**Your instructions**.
Set down the data below from its first line to the line holding "0.996, 0.997, 0.998, 0.999, 1.0, 1.0, 1.0, 1.0]", inclusive; omit all pictures.

===== Source material =====

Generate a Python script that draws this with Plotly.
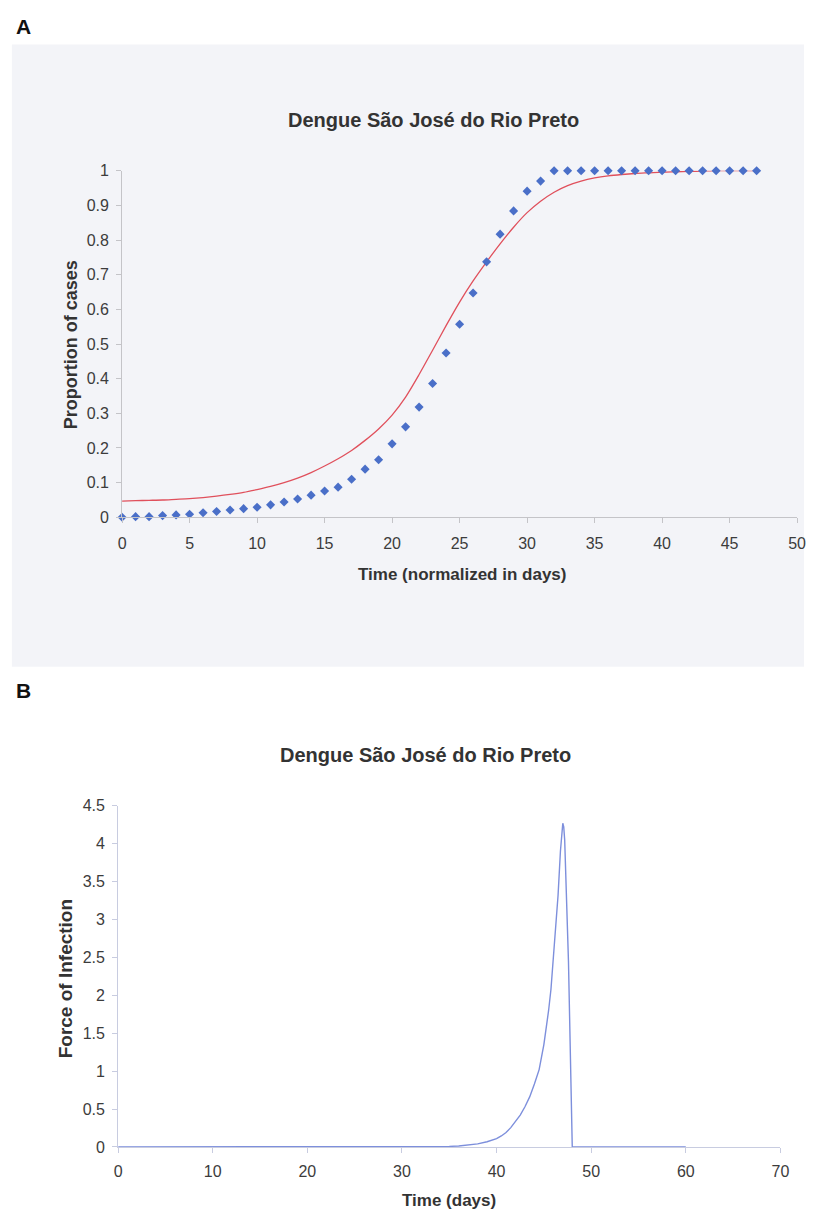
import plotly.graph_objects as go

W, H = 813, 1223

# ---------- Panel A data ----------
days_a = list(range(0, 48))
observed_a = [0.0, 0.002, 0.002, 0.005, 0.007, 0.009, 0.013, 0.017, 0.021, 0.025,
              0.029, 0.036, 0.044, 0.053, 0.064, 0.076, 0.087, 0.11, 0.139, 0.166,
              0.212, 0.261, 0.318, 0.386, 0.474, 0.557, 0.647, 0.737, 0.817, 0.884,
              0.941, 0.970] + [1.0] * 16
fitted_a = [0.047, 0.048, 0.049, 0.050, 0.052, 0.054, 0.057, 0.061, 0.066, 0.072,
            0.080, 0.089, 0.100, 0.113, 0.129, 0.148, 0.169, 0.193, 0.222, 0.255,
            0.295, 0.347, 0.412, 0.482, 0.553, 0.621, 0.682, 0.737, 0.789, 0.837,
            0.879, 0.912, 0.938, 0.957, 0.970, 0.979, 0.985, 0.989, 0.992, 0.994,
            0.996, 0.997, 0.998, 0.999, 1.0, 1.0, 1.0, 1.0]

# ---------- Panel B data ----------
days_b = [0, 10, 20, 30, 32, 34, 35, 36, 37, 38, 39, 40, 40.5, 41, 41.5, 42, 42.5,
          43, 43.5, 44, 44.5, 45, 45.25, 45.5, 45.75, 46, 46.25, 46.5, 46.75, 46.9,
          47.0, 47.1, 47.2, 47.6, 48.0, 50, 55, 60]
force_b = [0, 0, 0, 0.001, 0.002, 0.004, 0.007, 0.013, 0.022, 0.04, 0.068, 0.11, 0.145,
           0.19, 0.255, 0.33, 0.42, 0.53, 0.66, 0.83, 1.02, 1.35, 1.55, 1.8, 2.08, 2.5,
           2.9, 3.32, 3.9, 4.18, 4.27, 4.22, 4.05, 2.45, 0.0, 0.0, 0.0, 0.0]

title_text = "Dengue São José do Rio Preto"


def py(p):
    return min(1.0, max(0.0, 1 - p / H))


def px_x(p):
    return min(1.0, max(0.0, p / W))


FONT = "Liberation Sans, Arial, sans-serif"
NARROW = "Liberation Sans Narrow, Arial Narrow, Liberation Sans, sans-serif"

fig = go.Figure()

fig.add_trace(go.Scatter(x=days_a, y=fitted_a, mode="lines",
                         line=dict(color="#e0505c", width=1.3, shape="spline", smoothing=0.8),
                         xaxis="x", yaxis="y", cliponaxis=False, showlegend=False))
fig.add_trace(go.Scatter(x=days_a, y=observed_a, mode="markers",
                         marker=dict(symbol="diamond", size=7, color="#4a6fc8"),
                         xaxis="x", yaxis="y", cliponaxis=False, showlegend=False))
fig.add_trace(go.Scatter(x=days_b, y=force_b, mode="lines",
                         line=dict(color="#7d8fdc", width=1.4),
                         xaxis="x2", yaxis="y2", cliponaxis=False, showlegend=False))

axis_common = dict(showgrid=False, zeroline=False, showline=True, ticks="outside",
                   ticklen=5, tickfont=dict(family=FONT, size=16, color="#3c3c3c"))

fig.update_layout(
    width=W, height=H, margin=dict(l=0, r=0, t=0, b=0),
    paper_bgcolor="white", plot_bgcolor="rgba(0,0,0,0)",
    xaxis=dict(domain=[px_x(120), px_x(806)], range=[0, 50], tickvals=list(range(0, 51, 5)),
               anchor="y", linecolor="#c4c4c8", tickcolor="#c4c4c8", ticklabelstandoff=6,
               **axis_common),
    yaxis=dict(domain=[py(516.5), py(165)], range=[0, 1], tickvals=[i / 10 for i in range(11)],
               ticktext=["0", "0.1", "0.2", "0.3", "0.4", "0.5", "0.6", "0.7", "0.8", "0.9", "1"],
               anchor="x", linecolor="#c4c4c8", tickcolor="#c4c4c8", ticklabelstandoff=4,
               **axis_common),
    xaxis2=dict(domain=[px_x(116), px_x(789)], range=[0, 70], tickvals=list(range(0, 71, 10)),
                anchor="y2", linecolor="#c8cce0", tickcolor="#c8cce0", ticklabelstandoff=5,
                **axis_common),
    yaxis2=dict(domain=[py(1155), py(809)], range=[0, 4.5], tickvals=[i / 2 for i in range(10)],
                ticktext=["0", "0.5", "1", "1.5", "2", "2.5", "3", "3.5", "4", "4.5"],
                anchor="x2", linecolor="#c8cce0", tickcolor="#c8cce0", ticklabelstandoff=4,
                **axis_common),
    shapes=[dict(type="rect", xref="paper", yref="paper", x0=px_x(8), x1=1.0, y0=py(668), y1=py(37),
                 fillcolor="#f3f4f8", line=dict(width=0), layer="below")],
)

ann = [
    dict(text="<b>A</b>", x=px_x(10), y=py(19), xanchor="left", yanchor="middle",
         font=dict(family=NARROW, size=21, color="#111")),
    dict(text="<b>B</b>", x=px_x(10), y=py(692), xanchor="left", yanchor="middle",
         font=dict(family=NARROW, size=21, color="#111")),
    dict(text="<b>" + title_text + "</b>", x=px_x(436), y=py(114), xanchor="center", yanchor="middle",
         font=dict(family=FONT, size=20, color="#333")),
    dict(text="<b>" + title_text + "</b>", x=px_x(428), y=py(758), xanchor="center", yanchor="middle",
         font=dict(family=FONT, size=20, color="#333")),
    dict(text="<b>Proportion of cases</b>", x=px_x(68), y=py(341), textangle=-90,
         xanchor="center", yanchor="middle", font=dict(family=FONT, size=18, color="#333")),
    dict(text="<b>Time (normalized in days)</b>", x=px_x(465), y=py(574),
         xanchor="center", yanchor="middle", font=dict(family=FONT, size=17, color="#333")),
    dict(text="<b>Force of Infection</b>", x=px_x(62), y=py(985), textangle=-90,
         xanchor="center", yanchor="middle", font=dict(family=FONT, size=19, color="#333")),
    dict(text="<b>Time (days)</b>", x=px_x(452), y=py(1209), xanchor="center", yanchor="middle",
         font=dict(family=FONT, size=17, color="#333")),
]
for a in ann:
    a.update(xref="paper", yref="paper", showarrow=False)
fig.update_layout(annotations=ann)

fig.write_html("out.html")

=====

**Completed task**.
Generate a Python script that draws this with Plotly.
import plotly.graph_objects as go

W, H = 813, 1223

# ---------- Panel A data ----------
days_a = list(range(0, 48))
observed_a = [0.0, 0.002, 0.002, 0.005, 0.007, 0.009, 0.013, 0.017, 0.021, 0.025,
              0.029, 0.036, 0.044, 0.053, 0.064, 0.076, 0.087, 0.11, 0.139, 0.166,
              0.212, 0.261, 0.318, 0.386, 0.474, 0.557, 0.647, 0.737, 0.817, 0.884,
              0.941, 0.970] + [1.0] * 16
fitted_a = [0.047, 0.048, 0.049, 0.050, 0.052, 0.054, 0.057, 0.061, 0.066, 0.072,
            0.080, 0.089, 0.100, 0.113, 0.129, 0.148, 0.169, 0.193, 0.222, 0.255,
            0.295, 0.347, 0.412, 0.482, 0.553, 0.621, 0.682, 0.737, 0.789, 0.837,
            0.879, 0.912, 0.938, 0.957, 0.970, 0.979, 0.985, 0.989, 0.992, 0.994,
            0.996, 0.997, 0.998, 0.999, 1.0, 1.0, 1.0, 1.0]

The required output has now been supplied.